REQUIREMENTS » From the first line of the listing below, retype each line up to and including the one with "(right2) at (754,373)"; pictures stay out.

SOURCE MATERIAL »
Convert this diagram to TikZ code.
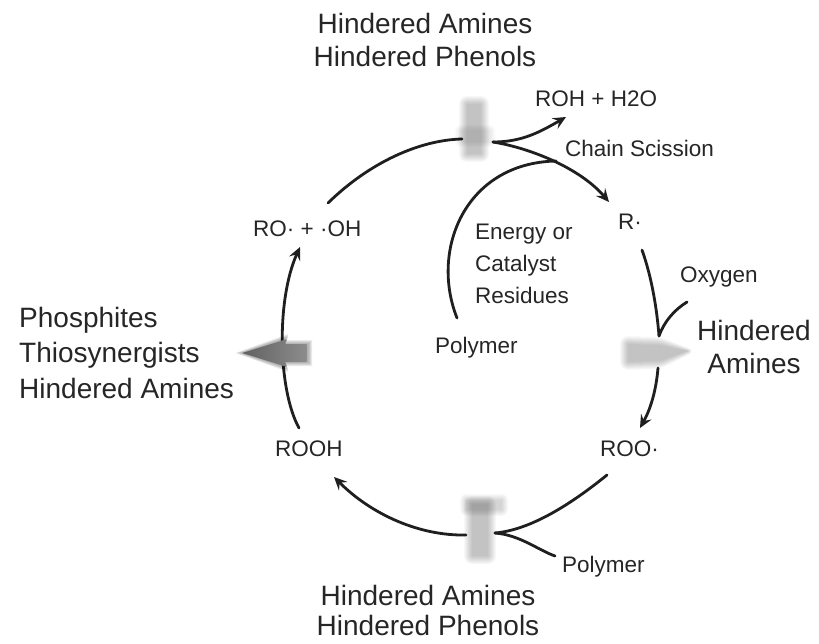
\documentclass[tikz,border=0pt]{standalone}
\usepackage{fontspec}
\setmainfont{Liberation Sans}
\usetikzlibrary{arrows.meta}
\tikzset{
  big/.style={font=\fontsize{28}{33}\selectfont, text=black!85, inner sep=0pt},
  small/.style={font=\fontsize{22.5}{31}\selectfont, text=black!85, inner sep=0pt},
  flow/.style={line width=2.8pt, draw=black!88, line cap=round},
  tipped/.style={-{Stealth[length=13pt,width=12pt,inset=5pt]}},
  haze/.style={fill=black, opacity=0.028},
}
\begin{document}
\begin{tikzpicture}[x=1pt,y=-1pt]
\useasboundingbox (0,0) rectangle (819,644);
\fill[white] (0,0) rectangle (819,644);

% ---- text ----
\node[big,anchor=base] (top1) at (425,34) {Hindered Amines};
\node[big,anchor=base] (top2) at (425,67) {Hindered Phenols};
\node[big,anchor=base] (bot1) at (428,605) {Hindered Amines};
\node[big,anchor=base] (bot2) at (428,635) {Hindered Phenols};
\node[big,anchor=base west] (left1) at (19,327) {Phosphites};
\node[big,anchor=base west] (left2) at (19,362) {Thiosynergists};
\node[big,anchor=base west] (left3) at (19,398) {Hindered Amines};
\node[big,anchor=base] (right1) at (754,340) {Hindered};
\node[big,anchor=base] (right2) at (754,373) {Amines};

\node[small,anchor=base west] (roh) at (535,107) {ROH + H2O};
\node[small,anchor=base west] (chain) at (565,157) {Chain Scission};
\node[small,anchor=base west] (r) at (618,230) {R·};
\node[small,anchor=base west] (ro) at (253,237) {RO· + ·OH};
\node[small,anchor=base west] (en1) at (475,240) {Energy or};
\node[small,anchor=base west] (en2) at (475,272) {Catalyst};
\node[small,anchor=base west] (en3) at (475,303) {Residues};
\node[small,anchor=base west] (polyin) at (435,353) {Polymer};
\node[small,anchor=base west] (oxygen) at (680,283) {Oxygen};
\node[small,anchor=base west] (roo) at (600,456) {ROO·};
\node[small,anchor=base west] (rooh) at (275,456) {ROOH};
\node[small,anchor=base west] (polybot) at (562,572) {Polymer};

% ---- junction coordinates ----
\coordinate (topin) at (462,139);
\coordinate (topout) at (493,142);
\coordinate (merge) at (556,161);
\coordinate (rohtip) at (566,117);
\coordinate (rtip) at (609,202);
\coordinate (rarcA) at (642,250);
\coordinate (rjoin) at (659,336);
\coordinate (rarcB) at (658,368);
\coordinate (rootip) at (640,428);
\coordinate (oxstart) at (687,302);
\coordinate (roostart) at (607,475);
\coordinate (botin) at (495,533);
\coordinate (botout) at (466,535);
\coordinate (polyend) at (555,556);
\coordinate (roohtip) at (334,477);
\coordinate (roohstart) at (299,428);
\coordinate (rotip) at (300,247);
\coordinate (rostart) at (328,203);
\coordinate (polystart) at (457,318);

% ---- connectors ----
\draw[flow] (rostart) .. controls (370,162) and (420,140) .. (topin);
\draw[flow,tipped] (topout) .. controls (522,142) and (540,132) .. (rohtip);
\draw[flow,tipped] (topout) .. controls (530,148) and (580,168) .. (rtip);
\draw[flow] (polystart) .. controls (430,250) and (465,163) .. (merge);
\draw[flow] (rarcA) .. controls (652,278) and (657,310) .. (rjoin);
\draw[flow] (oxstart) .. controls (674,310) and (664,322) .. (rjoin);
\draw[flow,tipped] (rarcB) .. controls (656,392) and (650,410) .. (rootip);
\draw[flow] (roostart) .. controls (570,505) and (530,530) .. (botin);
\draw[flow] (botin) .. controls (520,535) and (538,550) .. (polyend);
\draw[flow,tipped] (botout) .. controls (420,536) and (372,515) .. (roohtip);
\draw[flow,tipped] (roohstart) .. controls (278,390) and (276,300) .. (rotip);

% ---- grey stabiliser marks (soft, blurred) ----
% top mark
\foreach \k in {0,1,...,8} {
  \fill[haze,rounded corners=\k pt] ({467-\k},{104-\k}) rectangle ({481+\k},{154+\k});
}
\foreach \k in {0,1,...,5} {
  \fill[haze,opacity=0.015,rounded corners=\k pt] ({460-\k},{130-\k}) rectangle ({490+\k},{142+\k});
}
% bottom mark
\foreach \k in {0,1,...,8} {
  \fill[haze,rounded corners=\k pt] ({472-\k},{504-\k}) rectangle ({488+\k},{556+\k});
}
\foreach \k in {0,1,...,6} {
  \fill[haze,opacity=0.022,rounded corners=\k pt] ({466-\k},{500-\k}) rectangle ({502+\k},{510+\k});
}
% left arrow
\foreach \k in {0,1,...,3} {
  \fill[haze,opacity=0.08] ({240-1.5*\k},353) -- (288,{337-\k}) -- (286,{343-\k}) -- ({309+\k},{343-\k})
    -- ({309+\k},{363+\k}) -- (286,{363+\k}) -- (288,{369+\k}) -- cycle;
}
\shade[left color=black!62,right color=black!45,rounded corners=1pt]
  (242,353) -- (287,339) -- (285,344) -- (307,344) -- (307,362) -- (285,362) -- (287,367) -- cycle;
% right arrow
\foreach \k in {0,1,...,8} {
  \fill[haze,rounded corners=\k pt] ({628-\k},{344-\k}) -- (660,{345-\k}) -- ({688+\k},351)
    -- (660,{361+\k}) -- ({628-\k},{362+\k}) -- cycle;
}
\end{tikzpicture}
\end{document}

SOLUTION TO THIS PROBLEM »
Convert this diagram to TikZ code.
\documentclass[tikz,border=0pt]{standalone}
\usepackage{fontspec}
\setmainfont{Liberation Sans}
\usetikzlibrary{arrows.meta}
\tikzset{
  big/.style={font=\fontsize{28}{33}\selectfont, text=black!85, inner sep=0pt},
  small/.style={font=\fontsize{22.5}{31}\selectfont, text=black!85, inner sep=0pt},
  flow/.style={line width=2.8pt, draw=black!88, line cap=round},
  tipped/.style={-{Stealth[length=13pt,width=12pt,inset=5pt]}},
  haze/.style={fill=black, opacity=0.028},
}
\begin{document}
\begin{tikzpicture}[x=1pt,y=-1pt]
\useasboundingbox (0,0) rectangle (819,644);
\fill[white] (0,0) rectangle (819,644);

% ---- text ----
\node[big,anchor=base] (top1) at (425,34) {Hindered Amines};
\node[big,anchor=base] (top2) at (425,67) {Hindered Phenols};
\node[big,anchor=base] (bot1) at (428,605) {Hindered Amines};
\node[big,anchor=base] (bot2) at (428,635) {Hindered Phenols};
\node[big,anchor=base west] (left1) at (19,327) {Phosphites};
\node[big,anchor=base west] (left2) at (19,362) {Thiosynergists};
\node[big,anchor=base west] (left3) at (19,398) {Hindered Amines};
\node[big,anchor=base] (right1) at (754,340) {Hindered};
\node[big,anchor=base] (right2) at (754,373) {Amines};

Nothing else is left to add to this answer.